'Fantastic Beasts' Is 'Harry Potter' Minus The Magic

Are we ready for Katherine Waterston, Hollywood star? The indie muse, last seen dyed in a mysterious glow in Inherent Vice and shooting death stares in Queen of Earth, begins her blockbuster career eating a hot dog. I mean that literally—the 6-foot actress mischievously (but not inconspicuously) scarfs a hot dog when she first appears in Fantastic Beasts and Where To Find Them, the first in a new series of wizard films from Harry Potter scribe J.K. Rowling. With her nasally and almost frail voice and big watery eyes, Waterston stands out among not just the barrage of CGI but also her peers, going entirely sincere amongst a rather silly affair. When we first meet her character, the disgraced Auror (a sort of wizard police officer) Tina, it's hard to tell if she got demoted over incompetence or because she let her bleeding heart get in the way of the job. Waterston, however, negotiates her ill-defined character with a charmed grace, standing straight in slender dresses and bringing a pulse to this capitalist machine of a film (next year she tries once again in Ridley Scott's latest Alien installment).

And how else to describe Rowling's refusal to give up on the world she created? Fantastic Beasts launches a whole new set of characters in the 1920s, with Waterston playing second fiddle to Eddie Redmayne's Newt Scamander, who Potter diehards will recognize as the author of a textbook from which this film takes its title. Redmayne once again displays a disconcerting lack of charisma—too boyish to give off any confidence and too self-aware to feel authentic. Here he plays a Londoner come to New York who accidentally releases some of the eponymous creatures onto the CGI city (for a film having ten times the budget of James Gray's The Immigrant, its attempt to create an authentic Lower Manhattan street feels laughably amateur). Fantastic Beasts might allow for some fun for fans curious to see how the other side of the pond acts in Potter-world (they call the non-wizard Muggles "No-Maj" for instance), but toward what purpose?

When Rowling initially optioned her Harry Potter series to Warner Bros. some 16 years ago, she entrusted Steve Kloves to take each book and find a 3-act narrative in her rambling stories designed well for the page. But for Fantastic Beasts, Rowling has written the screenplay herself, which attempts to simultaneously introduce a whole new set of characters while also world-building. The success of Rowling's previous adaptations was based on the audience familiarity with the otherwise incomprehensible plot, letting the actors embody characters they already knew. Rowling's script here feels rushed at every moment, the characters particularly ill-defined simply because of the amount of things that have to happen, including a political election, a wizard government whose job is to stand around and look concerned, a child abuse subplot, and Colin Ferrell.

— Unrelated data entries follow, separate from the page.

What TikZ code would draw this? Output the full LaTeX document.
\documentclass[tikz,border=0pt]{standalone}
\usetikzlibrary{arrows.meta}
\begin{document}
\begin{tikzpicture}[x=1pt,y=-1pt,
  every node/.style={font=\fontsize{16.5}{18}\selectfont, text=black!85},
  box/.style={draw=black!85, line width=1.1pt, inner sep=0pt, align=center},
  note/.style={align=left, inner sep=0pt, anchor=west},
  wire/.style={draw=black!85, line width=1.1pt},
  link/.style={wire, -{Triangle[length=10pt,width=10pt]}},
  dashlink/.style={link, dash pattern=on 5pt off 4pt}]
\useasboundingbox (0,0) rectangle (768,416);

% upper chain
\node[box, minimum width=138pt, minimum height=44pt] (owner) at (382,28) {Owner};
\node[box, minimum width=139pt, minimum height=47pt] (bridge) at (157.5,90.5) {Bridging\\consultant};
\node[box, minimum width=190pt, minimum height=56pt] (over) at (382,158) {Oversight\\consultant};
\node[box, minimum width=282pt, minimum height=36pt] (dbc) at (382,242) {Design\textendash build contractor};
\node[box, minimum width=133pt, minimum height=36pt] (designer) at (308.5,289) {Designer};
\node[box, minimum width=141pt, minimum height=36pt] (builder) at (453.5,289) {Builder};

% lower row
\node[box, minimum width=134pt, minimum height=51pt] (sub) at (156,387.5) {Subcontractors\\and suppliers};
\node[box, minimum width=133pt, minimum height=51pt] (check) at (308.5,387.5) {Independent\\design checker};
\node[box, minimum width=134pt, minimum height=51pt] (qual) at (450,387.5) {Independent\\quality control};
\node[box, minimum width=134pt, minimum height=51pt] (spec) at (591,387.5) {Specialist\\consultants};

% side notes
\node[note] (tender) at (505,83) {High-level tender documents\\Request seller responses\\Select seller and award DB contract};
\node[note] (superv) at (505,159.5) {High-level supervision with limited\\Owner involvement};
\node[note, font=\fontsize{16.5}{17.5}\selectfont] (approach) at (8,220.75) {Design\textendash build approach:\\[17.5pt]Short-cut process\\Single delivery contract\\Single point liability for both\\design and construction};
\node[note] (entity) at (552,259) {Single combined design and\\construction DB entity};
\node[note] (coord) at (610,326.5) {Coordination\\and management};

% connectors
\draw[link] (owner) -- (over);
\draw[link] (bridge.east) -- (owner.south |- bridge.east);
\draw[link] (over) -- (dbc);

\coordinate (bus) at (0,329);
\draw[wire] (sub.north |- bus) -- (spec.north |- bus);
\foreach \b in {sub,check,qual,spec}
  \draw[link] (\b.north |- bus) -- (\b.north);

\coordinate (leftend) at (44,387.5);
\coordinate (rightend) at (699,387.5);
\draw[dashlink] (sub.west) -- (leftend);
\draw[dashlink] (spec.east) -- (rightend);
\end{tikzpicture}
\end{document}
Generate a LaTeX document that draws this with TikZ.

What remains most curious about Fantastic Beasts is the strange ways it attempts to appeal to both a young audience while reeling in nostalgic millennials. This choice demands the creation of no less than two dozen, partly cute and fuzzy creatures; one imagines that these pricey 30-second CGI cameos will justify their cost in toy sales. But beyond keeping the romance rather chaste, many sequences throughout the film aim for a more adult-oriented audience that could easily terrify small children. While the stakes of the Potter films always felt big to the characters but rather small in scale, Fantastic Beasts ends with an almost Marvel-like destruction via a giant cloud rampaging through New York City. With its overloaded CGI trickery and a particularly adult appeal, the film seems to attempt to lasso in both audiences to mixed results.

During the heyday of the early 2000s, Warner Bros. came the closest of any studio to defining a particular house style between its Potter and Batman franchises, a rarity in the conglomerate era. Since the appointment of Kevin Tsujihara, WB has struggled to find an identity with a series of mishaps, flops, and a few surprises defined as outliers. Fantastic Beasts feels like an attempt to reclaim to reclaim that moment, but the desperateness of this—by the studio, Rowling, and everyone else—has erased any of the magic of its previous iterations.

Fantastic Beasts and Where To Find Them opens everywhere on Friday.